Perhaps char myarr[16]={0x00}; isn't a good example to begin with, since both the explicit and implicit member initializations use zeros, making it harder to explain what's happening in that situation. I thought that a real-life example, with non-zero values could be more illustrative:

/**
 * Map of characters allowed in a URL
 *
 * !, \, (, ), *, -, ., 0-9, A-Z, _, a-z, ~
 *
 * Allowed characters are set to non-zero (themselves, for easier tracking)
 */
static const char ALLOWED_IN_URL[256] = {
/*          0      1      2      3      4      5      6      7      8      9*/
/*   0 */   0,     0,     0,     0,     0,     0,     0,     0,     0,     0,
/*  10 */   0,     0,     0,     0,     0,     0,     0,     0,     0,     0,
/*  20 */   0,     0,     0,     0,     0,     0,     0,     0,     0,     0,
/*  30 */   0,     0,     0,    '!',    0,     0,     0,     0,     0,   '\'',
/*  40 */  '(',   ')',   '*',    0,     0,    '-',   '.',    0,    '0',   '1',
/*  50 */  '2',   '3',   '4',   '5',   '6',   '7',   '8',   '9',    0,     0,
/*  60 */   0,     0,     0,     0,     0,    'A',   'B',   'C',   'D',   'E',
/*  70 */  'F',   'G',   'H',   'I',   'J',   'K',   'L',   'M',   'N',   'O',
/*  80 */  'P',   'Q',   'R',   'S',   'T',   'U',   'V',   'W',   'X',   'Y',
/*  90 */  'Z',    0,     0,     0,     0,    '_',    0,    'a',   'b',   'c',
/* 100 */  'd',   'e',   'f',   'g' ,  'h',   'i',   'j',   'k',   'l',   'm',
/* 110 */  'n',   'o',   'p',   'q',   'r',   's',   't',   'u',   'v',   'w',
/* 120 */  'x',   'y',   'z',    0,     0,     0,    '~',
};

This is a lookup table that can be used when URL-encoding a string.
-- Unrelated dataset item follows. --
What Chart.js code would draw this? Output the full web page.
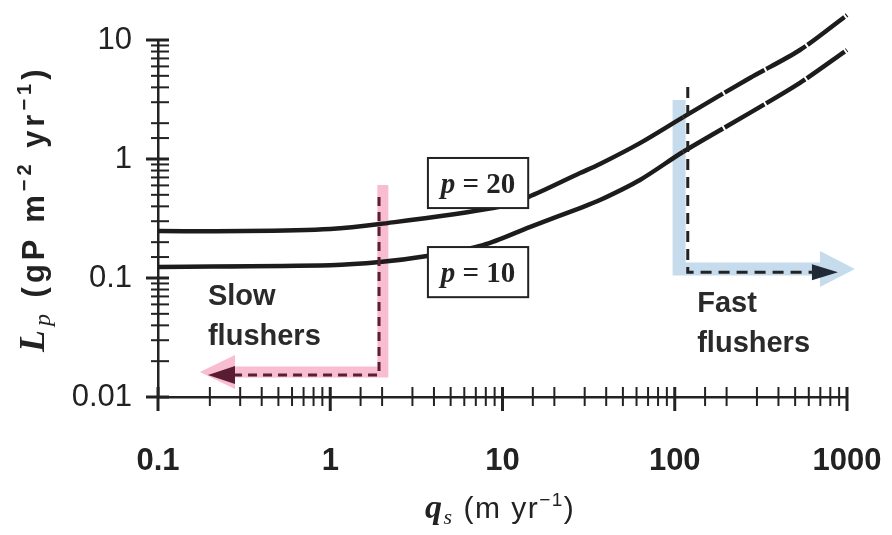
<!DOCTYPE html>
<html>
<head>
<meta charset="utf-8">
<script src="https://cdn.jsdelivr.net/npm/chart.js@4.4.0/dist/chart.umd.min.js"></script>
<style>
  html, body { margin: 0; padding: 0; background: #fff; }
  #wrap { width: 892px; height: 535px; }
</style>
</head>
<body>
<div id="wrap"><canvas id="chart" width="892" height="535"></canvas></div>
<script>
// values (log-log)
const qsP20 = [0.1, 0.32, 1, 1.94, 8.8, 14.1, 28.2, 36.8, 62.8, 112, 273, 533, 1000];
const lpP20 = [0.248, 0.248, 0.258, 0.284, 0.387, 0.479, 0.762, 0.908, 1.36, 2.25, 4.8, 8.24, 16.2];
const qsP10 = [0.1, 1, 1.94, 3.65, 7.7, 14.5, 28.2, 36.8, 62.8, 112, 273, 533, 1000];
const lpP10 = [0.124, 0.128, 0.136, 0.153, 0.189, 0.269, 0.387, 0.452, 0.667, 1.15, 2.44, 4.36, 8.24];
const seriesLabels = ["20", "10"];
const xTickValues = [0.1, 1, 10, 100, 1000];
const xTickLabels = ["0.1", "1", "10", "100", "1000"];
const yTickValues = [0.01, 0.1, 1, 10];
const yTickLabels = ["0.01", "0.1", "1", "10"];

const INK = "#222";

function findTick(values, v) {
  return values.findIndex(t => Math.abs(t - v) < t * 1e-6);
}

function toPoints(xs, ys) {
  return xs.map((x, i) => ({ x: x, y: ys[i] }));
}

function drawRuns(ctx, runs, x, y) {
  let cx = x;
  runs.forEach(r => {
    ctx.font = r.font;
    ctx.fillText(r.text, cx, y + (r.dy || 0));
    cx += ctx.measureText(r.text).width;
  });
  return cx - x;
}

function runsWidth(ctx, runs) {
  let w = 0;
  runs.forEach(r => { ctx.font = r.font; w += ctx.measureText(r.text).width; });
  return w;
}

function polyline(ctx, pts) {
  ctx.beginPath();
  pts.forEach((p, i) => (i ? ctx.lineTo(p[0], p[1]) : ctx.moveTo(p[0], p[1])));
  ctx.stroke();
}

function arrowHead(ctx, tipX, tipY, baseX, half, color) {
  ctx.fillStyle = color;
  ctx.beginPath();
  ctx.moveTo(tipX, tipY);
  ctx.lineTo(baseX, tipY - half);
  ctx.lineTo(baseX, tipY + half);
  ctx.closePath();
  ctx.fill();
}

const decorations = {
  id: "decorations",
  beforeDatasetsDraw(chart) {
    const ctx = chart.ctx;
    const X = v => chart.scales.x.getPixelForValue(v);
    const Y = v => chart.scales.y.getPixelForValue(v);
    ctx.save();
    ctx.lineJoin = "miter";
    // pink band (slow flushers)
    ctx.strokeStyle = "#f8bdd1";
    ctx.lineWidth = 11;
    polyline(ctx, [[X(0.28), Y(0.0162)], [X(2.02), Y(0.0162)], [X(2.02), Y(0.605)]]);
    arrowHead(ctx, X(0.175), Y(0.0162), X(0.28), 17, "#f8bdd1");
    // blue band (fast flushers)
    ctx.strokeStyle = "#c6dcec";
    ctx.lineWidth = 13;
    polyline(ctx, [[X(106), Y(3.13)], [X(106), Y(0.119)], [X(697), Y(0.119)]]);
    arrowHead(ctx, X(1112), Y(0.119), X(697), 18, "#c6dcec");
    ctx.restore();
  },
  afterDatasetsDraw(chart) {
    const ctx = chart.ctx;
    const X = v => chart.scales.x.getPixelForValue(v);
    const Y = v => chart.scales.y.getPixelForValue(v);
    ctx.save();
    // dashed guides
    ctx.lineWidth = 3;
    ctx.strokeStyle = "#5a1f34";
    ctx.setLineDash([9, 6]);
    polyline(ctx, [[X(1.92), Y(0.479)], [X(1.92), Y(0.0153)], [X(0.28), Y(0.0153)]]);
    ctx.strokeStyle = INK;
    ctx.setLineDash([11, 7]);
    polyline(ctx, [[X(119), Y(4.03)], [X(119), Y(0.112)], [X(626), Y(0.112)]]);
    ctx.setLineDash([]);
    arrowHead(ctx, X(0.195), Y(0.0153), X(0.28), 9, "#5a1c33");
    arrowHead(ctx, X(887), Y(0.112), X(626), 8, "#1f2a36");

    // curve label boxes
    const boxes = [
      { label: seriesLabels[0], x0: 3.69, x1: 14.1, y0: 1.02, y1: 0.387 },
      { label: seriesLabels[1], x0: 3.69, x1: 14.1, y0: 0.182, y1: 0.069 }
    ];
    boxes.forEach(b => {
      const l = X(b.x0), r = X(b.x1), t = Y(b.y0), bt = Y(b.y1);
      ctx.fillStyle = "#fff";
      ctx.fillRect(l, t, r - l, bt - t);
      ctx.strokeStyle = INK;
      ctx.lineWidth = 2;
      ctx.strokeRect(l, t, r - l, bt - t);
      const runs = [
        { text: "p", font: "italic bold 29px 'Liberation Serif'" },
        { text: " = " + b.label, font: "bold 29px 'Liberation Serif'" }
      ];
      ctx.fillStyle = INK;
      ctx.textBaseline = "alphabetic";
      ctx.textAlign = "left";
      const w = runsWidth(ctx, runs);
      drawRuns(ctx, runs, (l + r) / 2 - w / 2, (t + bt) / 2 + 10);
    });

    // region labels
    ctx.fillStyle = "#2a2a2a";
    ctx.font = "bold 29px 'Liberation Sans'";
    ctx.textAlign = "left";
    ctx.fillText("Slow", X(0.195), Y(0.0593));
    ctx.fillText("flushers", X(0.195), Y(0.0273));
    ctx.fillText("Fast", X(135), Y(0.0518));
    ctx.fillText("flushers", X(135), Y(0.0239));
    ctx.restore();
  },
  afterDraw(chart) {
    const ctx = chart.ctx;
    const xs = chart.scales.x, ys = chart.scales.y;
    const area = chart.chartArea;
    ctx.save();
    ctx.strokeStyle = INK;
    // ticks crossing the axes
    xs.ticks.forEach(t => {
      const px = xs.getPixelForValue(t.value);
      const major = findTick(xTickValues, t.value) >= 0;
      ctx.lineWidth = major ? 3 : 2;
      ctx.beginPath();
      ctx.moveTo(px, area.bottom - 10);
      ctx.lineTo(px, area.bottom + (major ? 14 : 9));
      ctx.stroke();
    });
    ys.ticks.forEach(t => {
      const py = ys.getPixelForValue(t.value);
      const major = findTick(yTickValues, t.value) >= 0;
      ctx.lineWidth = major ? 3 : 2;
      ctx.beginPath();
      ctx.moveTo(area.left - (major ? 12 : 7), py);
      ctx.lineTo(area.left + 11, py);
      ctx.stroke();
    });

    // axis titles
    ctx.fillStyle = INK;
    ctx.textAlign = "left";
    ctx.textBaseline = "alphabetic";
    ctx.letterSpacing = "1.5px";
    drawRuns(ctx, [
      { text: "q", font: "italic bold 34px 'Liberation Serif'" },
      { text: "s", font: "italic 22px 'Liberation Serif'", dy: 6 },
      { text: " (m yr", font: "30px 'Liberation Sans'" },
      { text: "\u22121", font: "19px 'Liberation Sans'", dy: -12 },
      { text: ")", font: "30px 'Liberation Sans'" }
    ], 425, 518);

    ctx.letterSpacing = "4px";
    ctx.translate(44, 352);
    ctx.rotate(-Math.PI / 2);
    drawRuns(ctx, [
      { text: "L", font: "italic bold 36px 'Liberation Serif'" },
      { text: "p", font: "italic 24px 'Liberation Serif'", dy: 6 },
      { text: " (gP m", font: "bold 31px 'Liberation Sans'" },
      { text: "\u22122", font: "bold 20px 'Liberation Sans'", dy: -13 },
      { text: " yr", font: "bold 31px 'Liberation Sans'" },
      { text: "\u22121", font: "bold 20px 'Liberation Sans'", dy: -13 },
      { text: ")", font: "bold 31px 'Liberation Sans'" }
    ], 0, 0);
    ctx.restore();
  }
};

const lineStyle = {
  borderColor: "#1e1b1b",
  borderWidth: 4.5,
  pointRadius: 0,
  fill: false,
  clip: false,
  tension: 0.3,
  segment: {
    borderDash: c => (c.p0.parsed.x >= 100 ? [46, 2] : undefined)
  }
};

new Chart(document.getElementById("chart"), {
  type: "line",
  data: {
    datasets: [
      Object.assign({ label: "p = " + seriesLabels[0], data: toPoints(qsP20, lpP20) }, lineStyle),
      Object.assign({ label: "p = " + seriesLabels[1], data: toPoints(qsP10, lpP10) }, lineStyle)
    ]
  },
  options: {
    responsive: false,
    animation: false,
    devicePixelRatio: 1,
    layout: { padding: { top: 40, right: 45, left: 0, bottom: 0 } },
    plugins: { legend: { display: false }, tooltip: { enabled: false } },
    scales: {
      x: {
        type: "logarithmic",
        min: 0.1,
        max: 1000,
        afterFit: s => { s.height = 138; s.paddingLeft = 0; s.paddingRight = 0; },
        grid: { drawOnChartArea: false, drawTicks: false },
        border: { display: true, color: INK, width: 2.5 },
        ticks: {
          autoSkip: false,
          maxRotation: 0,
          padding: 46,
          color: INK,
          font: { family: "'Liberation Sans'", size: 31, weight: "bold" },
          callback: v => { const i = findTick(xTickValues, v); return i >= 0 ? xTickLabels[i] : ""; }
        }
      },
      y: {
        type: "logarithmic",
        min: 0.01,
        max: 10,
        afterFit: s => { s.width = 158; s.paddingTop = 0; s.paddingBottom = 0; },
        grid: { drawOnChartArea: false, drawTicks: false },
        border: { display: true, color: INK, width: 2.5 },
        ticks: {
          autoSkip: false,
          padding: 26,
          color: INK,
          font: { family: "'Liberation Sans'", size: 31 },
          callback: v => { const i = findTick(yTickValues, v); return i >= 0 ? yTickLabels[i] : ""; }
        }
      }
    }
  },
  plugins: [decorations]
});
</script>
</body>
</html>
Only the characters that are allowed in a URL are set to a non-zero value. A zero means that the character is not allowed and needs to be URL-encoded (%xx). Notice that the table abruptly ends with a comma after the tilde character. None of the characters following the tilde are allowed and so should be set to zero. But instead of writing many more zeros to fill the table up to 256 entries, we let the compiler implicitly initialize the rest of the entries to zero.